石原社長は創業家出身の4代目。幼いころとはリセールのイメージが大きく変わってきたと話す。「かつては良くないイメージもあった。小学生のころ、友人から『中古って壊れそう』『偽物もあるのでは』といった無邪気にも残酷な声を掛けられた。今、当社で働く従業員のお子さまに、同じ思いをしてほしくない。これから、リユースが当たり前の時代がくる。その時、『責任を持って真贋やメンテナンスするコメ兵のような会社があってよかった』と思ってもらえるよう、リユース業界水準を上げていきたい」。4月から26社で構成させる日本リユース業協会の会長に就任し、業界のリーダーとして透明性や信頼性の向上に邁進する。

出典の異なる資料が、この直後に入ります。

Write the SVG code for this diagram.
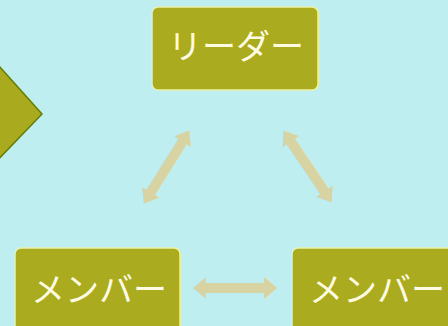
<svg xmlns="http://www.w3.org/2000/svg" width="448" height="326" viewBox="0 0 448 326">
<defs>
<style>
.box{fill:#aaab1f;stroke:#e9f2a8;stroke-width:1.5}
.lbl{fill:#fffbe0;font-family:"Noto Sans CJK JP","Noto Sans",sans-serif;font-size:34px;text-anchor:middle}
.arr{fill:#d8d3a3}
</style>
</defs>
<rect width="448" height="326" fill="#bfeef0"/>
<g id="shape-left">
<polygon points="-10,56 42,114 -10,168" fill="#a9aa1d" stroke="#5c7d22" stroke-width="1.5"/>
</g>
<g id="connectors">
<polygon class="arr" transform="translate(166.5,167) rotate(-58)" points="-43,0 -30,-10 -30,-5 30,-5 30,-10 43,0 30,10 30,5 -30,5 -30,10"/>
<polygon class="arr" transform="translate(307.5,166.5) rotate(56)" points="-43,0 -30,-10 -30,-5 30,-5 30,-10 43,0 30,10 30,5 -30,5 -30,10"/>
<polygon class="arr" points="193,288 206,277 206,283 264,283 264,277 277,288 264,299 264,293 206,293 206,299"/>
</g>
<g id="node-leader">
<rect class="box" x="152" y="7" width="166" height="83" rx="6"/>
<text class="lbl" x="236" y="59">リーダー</text>
</g>
<g id="node-member-left">
<rect class="box" x="15" y="248" width="165" height="90" rx="6"/>
<text class="lbl" x="99" y="302">メンバー</text>
</g>
<g id="node-member-right">
<rect class="box" x="292" y="248" width="170" height="90" rx="6"/>
<text class="lbl" x="377" y="302">メンバー</text>
</g>
</svg>
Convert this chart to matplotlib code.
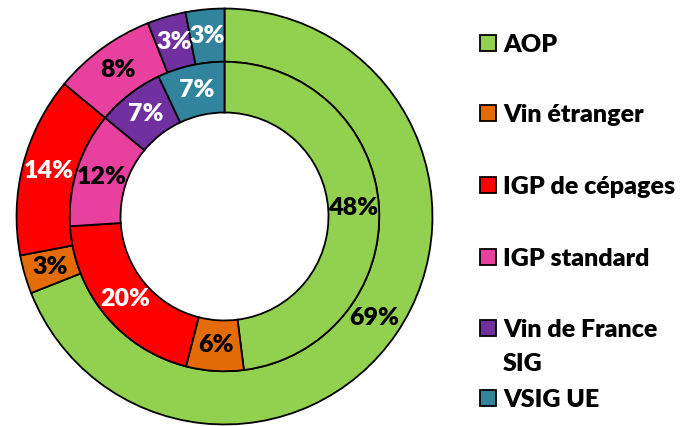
import matplotlib
matplotlib.use('Agg')
import matplotlib.pyplot as plt
from matplotlib.patches import Rectangle

# Catégories de vin (ordre horaire depuis midi)
categories = ['AOP', 'Vin étranger', 'IGP de cépages', 'IGP standard',
              'Vin de France\nSIG', 'VSIG UE']
outer_values = [69, 3, 14, 8, 3, 3]   # anneau extérieur
inner_values = [48, 6, 20, 12, 7, 7]  # anneau intérieur
colors = ['#92D050', '#E36C09', '#FF0000', '#E8409F', '#7030A0', '#31849B']
outer_label_colors = ['black', 'black', 'white', 'black', 'white', 'white']
inner_label_colors = ['black', 'black', 'white', 'black', 'white', 'white']

plt.rcParams['font.family'] = ['Lato', 'DejaVu Sans']
WEIGHT = 'heavy'

W, H = 695, 426
fig = plt.figure(figsize=(W / 100, H / 100), dpi=100)
R = 209
cx, cy = 224.5, 216.5
ax = fig.add_axes([(cx - R) / W, (H - cy - R) / H, 2 * R / W, 2 * R / H])

wedge_style = dict(edgecolor='black', linewidth=1.3)
_, _, outer_txt = ax.pie(outer_values, radius=1.0, colors=colors, startangle=90,
                         counterclock=False, autopct='%.0f%%', pctdistance=0.872,
                         wedgeprops=dict(width=0.256, **wedge_style),
                         textprops=dict(fontsize=18, fontweight=WEIGHT))
_, _, inner_txt = ax.pie(inner_values, radius=0.744, colors=colors, startangle=90,
                         counterclock=False, autopct='%.0f%%', pctdistance=0.835,
                         wedgeprops=dict(width=0.244, **wedge_style),
                         textprops=dict(fontsize=18, fontweight=WEIGHT))
for t, c in zip(outer_txt, outer_label_colors):
    t.set_color(c)
for t, c in zip(inner_txt, inner_label_colors):
    t.set_color(c)
ax.set_xlim(-1.005, 1.005)
ax.set_ylim(-1.005, 1.005)
ax.set_aspect('equal')

# Légende
slot_y = [43, 113, 185, 257, 328, 398]
for name, col, y in zip(categories, colors, slot_y):
    fig.patches.append(Rectangle((480 / W, (H - y - 8) / H), 16 / W, 16 / H,
                                 transform=fig.transFigure, facecolor=col,
                                 edgecolor='black', linewidth=1.3))
    lines = name.split('\n')
    for k, line in enumerate(lines):
        fig.text(503 / W, (H - y - 34 * k) / H, line, fontsize=18,
                 fontweight=WEIGHT, va='center_baseline', ha='left')

fig.savefig('out.png', dpi=100)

近年、法改正により中古品の買取規制が緩和されたため、常設店だけでなく商業施設の駐車場や空きスペースでの買取イベントが増加している。リユース業協会にはには商業施設などから「この買取業者は安心できるのか」「買取価格は適正か」など、第3者としての意見を求められることもあるといい、「同業者としてのアドバイスなどを通して、安心・安全な取り組みを全力でサポートする」。また同社は過去にフリマアプリを運営したことがあり、「10点に1点の頻度でイミテーション(偽物)が出回っていた。今もイミテーションは多いはず。具体的な案はまだないが、フリマアプリと連携して、安心・安全にやり取りできるプラットフォーム確立を支援できれば」と展望する。